**Written task**.
Quote all of the data exactly as given. Skip every picture it contains.

**Provided material**.
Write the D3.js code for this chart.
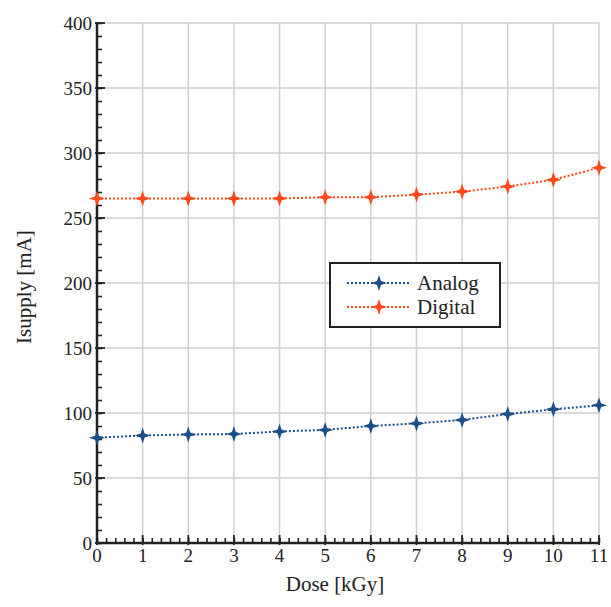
<!DOCTYPE html>
<html><head><meta charset="utf-8">
<script src="https://cdn.jsdelivr.net/npm/d3@7"></script>
<style>body{margin:0;background:#fff}svg{display:block}text{font-family:"Liberation Serif","DejaVu Serif",serif}</style>
</head><body><svg id="c" width="611" height="607"></svg>
<script>
const dose = [0,1,2,3,4,5,6,7,8,9,10,11];
const analog = [81,82.7,83.5,83.8,85.8,87,90,92,94.7,99.2,102.8,105.9];
const digital = [265,265,265,265,265,266,266,268,270.3,274.2,279.4,288.7];
const seriesNames = ["Analog","Digital"];
const colors = ["#1b4f8a","#ff4a1c"];
const xTicks = [0,1,2,3,4,5,6,7,8,9,10,11];
const yTicks = [0,50,100,150,200,250,300,350,400];

const svg = d3.select("#c");
const m = {l:97, r:599, t:23, b:543};
const x = d3.scaleLinear().domain([0,11]).range([m.l,m.r]);
const y = d3.scaleLinear().domain([0,400]).range([m.b,m.t]);

// grid
svg.append("g").selectAll("line").data(xTicks.slice(1)).join("line")
  .attr("x1",d=>x(d)).attr("x2",d=>x(d)).attr("y1",m.t).attr("y2",m.b)
  .attr("stroke","#cfcfcf").attr("stroke-width",1.5);
svg.append("g").selectAll("line").data(yTicks.slice(1)).join("line")
  .attr("x1",m.l).attr("x2",m.r).attr("y1",d=>y(d)).attr("y2",d=>y(d))
  .attr("stroke","#cfcfcf").attr("stroke-width",1.5);

// axes
const yMinor = d3.range(0,401,10);
const xMinor = d3.range(0,11.01,0.2);
const ax = svg.append("g").attr("transform",`translate(${m.l},0)`)
  .call(d3.axisRight(y).tickValues(yMinor).tickSize(5).tickFormat(""));
ax.select(".domain").remove();
ax.selectAll("line").attr("stroke","#222").attr("stroke-width",1.6);
const ax2 = svg.append("g").attr("transform",`translate(0,${m.b})`)
  .call(d3.axisTop(x).tickValues(xMinor).tickSize(5).tickFormat(""));
ax2.select(".domain").remove();
ax2.selectAll("line").attr("stroke","#222").attr("stroke-width",1.6);
// major ticks
svg.append("g").selectAll("line").data(yTicks).join("line")
  .attr("x1",m.l-2).attr("x2",m.l+8).attr("y1",d=>y(d)).attr("y2",d=>y(d))
  .attr("stroke","#222").attr("stroke-width",1.8);
svg.append("g").selectAll("line").data(xTicks).join("line")
  .attr("x1",d=>x(d)).attr("x2",d=>x(d)).attr("y1",m.b+2).attr("y2",m.b-8)
  .attr("stroke","#222").attr("stroke-width",1.8);
svg.append("line").attr("x1",m.l).attr("x2",m.l).attr("y1",m.t-1).attr("y2",m.b+1).attr("stroke","#222").attr("stroke-width",2.5);
svg.append("line").attr("x1",m.l-1).attr("x2",m.r+1).attr("y1",m.b).attr("y2",m.b).attr("stroke","#222").attr("stroke-width",2.5);

// tick labels
svg.append("g").selectAll("text").data(yTicks).join("text")
  .attr("x",m.l-5).attr("y",d=>y(d)).attr("dy","0.35em").attr("text-anchor","end")
  .attr("font-size",19).attr("fill","#222").text(d=>d);
svg.append("g").selectAll("text").data(xTicks).join("text")
  .attr("x",d=>x(d)).attr("y",m.b+19).attr("text-anchor","middle")
  .attr("font-size",19).attr("fill","#222").text(d=>d);

// axis titles
svg.append("text").attr("transform",`translate(31,${(m.t+m.b)/2+4}) rotate(-90)`)
  .attr("text-anchor","middle").attr("font-size",21).attr("fill","#222").text("Isupply [mA]");
svg.append("text").attr("x",(m.l+m.r)/2-13).attr("y",591).attr("text-anchor","middle")
  .attr("font-size",21).attr("fill","#222").text("Dose [kGy]");

// star marker
const star = {draw(ctx,size){const a=8,b=8,c=2;
  ctx.moveTo(0,-b);ctx.lineTo(c,-c);ctx.lineTo(a,0);ctx.lineTo(c,c);
  ctx.lineTo(0,b);ctx.lineTo(-c,c);ctx.lineTo(-a,0);ctx.lineTo(-c,-c);ctx.closePath();}};
const sym = d3.symbol().type(star);

const series = [analog, digital];
const line = d3.line().x((d,i)=>x(dose[i])).y(d=>y(d));
series.forEach((s,k)=>{
  svg.append("path").datum(s).attr("d",line).attr("fill","none")
    .attr("stroke",colors[k]).attr("stroke-width",2).attr("stroke-dasharray","2,2");
  svg.append("g").selectAll("path").data(s).join("path")
    .attr("transform",(d,i)=>`translate(${x(dose[i])},${y(d)})`)
    .attr("d",sym).attr("fill",colors[k]);
});

// legend
const lg = svg.append("g");
lg.append("rect").attr("x",330).attr("y",263).attr("width",170).attr("height",64)
  .attr("fill","#fff").attr("stroke","#222").attr("stroke-width",2);
seriesNames.forEach((n,k)=>{
  const yy = 283 + k*24;
  lg.append("line").attr("x1",347).attr("x2",411).attr("y1",yy).attr("y2",yy)
    .attr("stroke",colors[k]).attr("stroke-width",2).attr("stroke-dasharray","2,2");
  lg.append("path").attr("transform",`translate(379,${yy})`).attr("d",sym).attr("fill",colors[k]);
  lg.append("text").attr("x",417).attr("y",yy).attr("dy","0.35em").attr("font-size",21)
    .attr("fill","#222").text(n);
});
</script></body></html>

**Answer to the task**.
Write the D3.js code for this chart.
<!DOCTYPE html>
<html><head><meta charset="utf-8">
<script src="https://cdn.jsdelivr.net/npm/d3@7"></script>
<style>body{margin:0;background:#fff}svg{display:block}text{font-family:"Liberation Serif","DejaVu Serif",serif}</style>
</head><body><svg id="c" width="611" height="607"></svg>
<script>
const dose = [0,1,2,3,4,5,6,7,8,9,10,11];
const analog = [81,82.7,83.5,83.8,85.8,87,90,92,94.7,99.2,102.8,105.9];
const digital = [265,265,265,265,265,266,266,268,270.3,274.2,279.4,288.7];
const seriesNames = ["Analog","Digital"];
const colors = ["#1b4f8a","#ff4a1c"];
const xTicks = [0,1,2,3,4,5,6,7,8,9,10,11];
const yTicks = [0,50,100,150,200,250,300,350,400];

const svg = d3.select("#c");
const m = {l:97, r:599, t:23, b:543};
const x = d3.scaleLinear().domain([0,11]).range([m.l,m.r]);
const y = d3.scaleLinear().domain([0,400]).range([m.b,m.t]);

// grid
svg.append("g").selectAll("line").data(xTicks.slice(1)).join("line")
  .attr("x1",d=>x(d)).attr("x2",d=>x(d)).attr("y1",m.t).attr("y2",m.b)
  .attr("stroke","#cfcfcf").attr("stroke-width",1.5);
svg.append("g").selectAll("line").data(yTicks.slice(1)).join("line")
  .attr("x1",m.l).attr("x2",m.r).attr("y1",d=>y(d)).attr("y2",d=>y(d))
  .attr("stroke","#cfcfcf").attr("stroke-width",1.5);

// axes
const yMinor = d3.range(0,401,10);
const xMinor = d3.range(0,11.01,0.2);
const ax = svg.append("g").attr("transform",`translate(${m.l},0)`)
  .call(d3.axisRight(y).tickValues(yMinor).tickSize(5).tickFormat(""));
ax.select(".domain").remove();
ax.selectAll("line").attr("stroke","#222").attr("stroke-width",1.6);
const ax2 = svg.append("g").attr("transform",`translate(0,${m.b})`)
  .call(d3.axisTop(x).tickValues(xMinor).tickSize(5).tickFormat(""));
ax2.select(".domain").remove();
ax2.selectAll("line").attr("stroke","#222").attr("stroke-width",1.6);
// major ticks
svg.append("g").selectAll("line").data(yTicks).join("line")
  .attr("x1",m.l-2).attr("x2",m.l+8).attr("y1",d=>y(d)).attr("y2",d=>y(d))
  .attr("stroke","#222").attr("stroke-width",1.8);
svg.append("g").selectAll("line").data(xTicks).join("line")
  .attr("x1",d=>x(d)).attr("x2",d=>x(d)).attr("y1",m.b+2).attr("y2",m.b-8)
  .attr("stroke","#222").attr("stroke-width",1.8);
svg.append("line").attr("x1",m.l).attr("x2",m.l).attr("y1",m.t-1).attr("y2",m.b+1).attr("stroke","#222").attr("stroke-width",2.5);
svg.append("line").attr("x1",m.l-1).attr("x2",m.r+1).attr("y1",m.b).attr("y2",m.b).attr("stroke","#222").attr("stroke-width",2.5);

// tick labels
svg.append("g").selectAll("text").data(yTicks).join("text")
  .attr("x",m.l-5).attr("y",d=>y(d)).attr("dy","0.35em").attr("text-anchor","end")
  .attr("font-size",19).attr("fill","#222").text(d=>d);
svg.append("g").selectAll("text").data(xTicks).join("text")
  .attr("x",d=>x(d)).attr("y",m.b+19).attr("text-anchor","middle")
  .attr("font-size",19).attr("fill","#222").text(d=>d);

// axis titles
svg.append("text").attr("transform",`translate(31,${(m.t+m.b)/2+4}) rotate(-90)`)
  .attr("text-anchor","middle").attr("font-size",21).attr("fill","#222").text("Isupply [mA]");
svg.append("text").attr("x",(m.l+m.r)/2-13).attr("y",591).attr("text-anchor","middle")
  .attr("font-size",21).attr("fill","#222").text("Dose [kGy]");

// star marker
const star = {draw(ctx,size){const a=8,b=8,c=2;
  ctx.moveTo(0,-b);ctx.lineTo(c,-c);ctx.lineTo(a,0);ctx.lineTo(c,c);
  ctx.lineTo(0,b);ctx.lineTo(-c,c);ctx.lineTo(-a,0);ctx.lineTo(-c,-c);ctx.closePath();}};
const sym = d3.symbol().type(star);

const series = [analog, digital];
const line = d3.line().x((d,i)=>x(dose[i])).y(d=>y(d));
series.forEach((s,k)=>{
  svg.append("path").datum(s).attr("d",line).attr("fill","none")
    .attr("stroke",colors[k]).attr("stroke-width",2).attr("stroke-dasharray","2,2");
  svg.append("g").selectAll("path").data(s).join("path")
    .attr("transform",(d,i)=>`translate(${x(dose[i])},${y(d)})`)
    .attr("d",sym).attr("fill",colors[k]);
});

// legend
const lg = svg.append("g");
lg.append("rect").attr("x",330).attr("y",263).attr("width",170).attr("height",64)
  .attr("fill","#fff").attr("stroke","#222").attr("stroke-width",2);
seriesNames.forEach((n,k)=>{
  const yy = 283 + k*24;
  lg.append("line").attr("x1",347).attr("x2",411).attr("y1",yy).attr("y2",yy)
    .attr("stroke",colors[k]).attr("stroke-width",2).attr("stroke-dasharray","2,2");
  lg.append("path").attr("transform",`translate(379,${yy})`).attr("d",sym).attr("fill",colors[k]);
  lg.append("text").attr("x",417).attr("y",yy).attr("dy","0.35em").attr("font-size",21)
    .attr("fill","#222").text(n);
});
</script></body></html>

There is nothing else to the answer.